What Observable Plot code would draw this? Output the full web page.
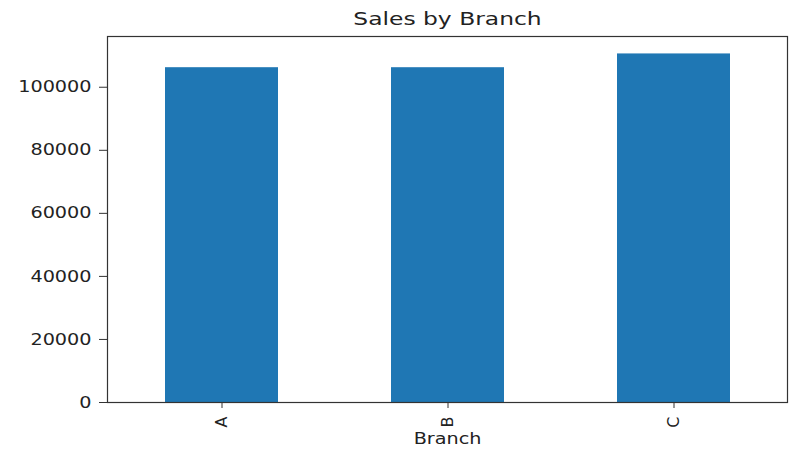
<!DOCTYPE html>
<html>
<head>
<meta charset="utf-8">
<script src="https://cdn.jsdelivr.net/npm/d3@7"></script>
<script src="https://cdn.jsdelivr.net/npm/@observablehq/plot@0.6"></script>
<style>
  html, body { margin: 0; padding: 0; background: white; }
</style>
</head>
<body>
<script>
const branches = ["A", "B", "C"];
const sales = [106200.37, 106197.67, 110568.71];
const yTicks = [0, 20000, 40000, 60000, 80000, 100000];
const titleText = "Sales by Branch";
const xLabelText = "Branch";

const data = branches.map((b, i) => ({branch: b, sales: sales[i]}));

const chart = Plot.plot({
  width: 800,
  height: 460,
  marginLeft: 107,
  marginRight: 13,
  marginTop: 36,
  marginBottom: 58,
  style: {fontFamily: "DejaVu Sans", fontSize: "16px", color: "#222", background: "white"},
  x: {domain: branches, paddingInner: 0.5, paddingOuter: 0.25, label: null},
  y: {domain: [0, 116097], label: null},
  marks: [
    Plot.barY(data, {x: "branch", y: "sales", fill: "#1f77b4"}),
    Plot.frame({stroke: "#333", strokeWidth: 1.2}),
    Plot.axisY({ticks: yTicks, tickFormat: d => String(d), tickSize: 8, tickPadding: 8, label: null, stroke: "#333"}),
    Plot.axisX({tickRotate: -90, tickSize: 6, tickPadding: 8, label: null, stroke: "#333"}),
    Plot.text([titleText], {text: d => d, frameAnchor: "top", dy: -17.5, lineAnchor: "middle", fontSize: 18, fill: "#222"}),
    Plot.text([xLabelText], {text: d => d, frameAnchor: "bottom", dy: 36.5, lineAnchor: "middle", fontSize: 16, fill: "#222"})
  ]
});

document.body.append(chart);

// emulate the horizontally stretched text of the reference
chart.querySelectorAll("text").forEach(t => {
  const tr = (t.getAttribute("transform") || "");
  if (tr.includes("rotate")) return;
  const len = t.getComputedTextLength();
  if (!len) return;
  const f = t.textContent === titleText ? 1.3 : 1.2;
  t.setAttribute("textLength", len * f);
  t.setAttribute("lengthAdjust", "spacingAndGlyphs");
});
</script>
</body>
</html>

### WHAT THE TASK ASKS
Quote everything in the listing above exactly; pictures are the only thing to omit.

### WRITTEN SOLUTION
What Observable Plot code would draw this? Output the full web page.
<!DOCTYPE html>
<html>
<head>
<meta charset="utf-8">
<script src="https://cdn.jsdelivr.net/npm/d3@7"></script>
<script src="https://cdn.jsdelivr.net/npm/@observablehq/plot@0.6"></script>
<style>
  html, body { margin: 0; padding: 0; background: white; }
</style>
</head>
<body>
<script>
const branches = ["A", "B", "C"];
const sales = [106200.37, 106197.67, 110568.71];
const yTicks = [0, 20000, 40000, 60000, 80000, 100000];
const titleText = "Sales by Branch";
const xLabelText = "Branch";

const data = branches.map((b, i) => ({branch: b, sales: sales[i]}));

const chart = Plot.plot({
  width: 800,
  height: 460,
  marginLeft: 107,
  marginRight: 13,
  marginTop: 36,
  marginBottom: 58,
  style: {fontFamily: "DejaVu Sans", fontSize: "16px", color: "#222", background: "white"},
  x: {domain: branches, paddingInner: 0.5, paddingOuter: 0.25, label: null},
  y: {domain: [0, 116097], label: null},
  marks: [
    Plot.barY(data, {x: "branch", y: "sales", fill: "#1f77b4"}),
    Plot.frame({stroke: "#333", strokeWidth: 1.2}),
    Plot.axisY({ticks: yTicks, tickFormat: d => String(d), tickSize: 8, tickPadding: 8, label: null, stroke: "#333"}),
    Plot.axisX({tickRotate: -90, tickSize: 6, tickPadding: 8, label: null, stroke: "#333"}),
    Plot.text([titleText], {text: d => d, frameAnchor: "top", dy: -17.5, lineAnchor: "middle", fontSize: 18, fill: "#222"}),
    Plot.text([xLabelText], {text: d => d, frameAnchor: "bottom", dy: 36.5, lineAnchor: "middle", fontSize: 16, fill: "#222"})
  ]
});

document.body.append(chart);

// emulate the horizontally stretched text of the reference
chart.querySelectorAll("text").forEach(t => {
  const tr = (t.getAttribute("transform") || "");
  if (tr.includes("rotate")) return;
  const len = t.getComputedTextLength();
  if (!len) return;
  const f = t.textContent === titleText ? 1.3 : 1.2;
  t.setAttribute("textLength", len * f);
  t.setAttribute("lengthAdjust", "spacingAndGlyphs");
});
</script>
</body>
</html>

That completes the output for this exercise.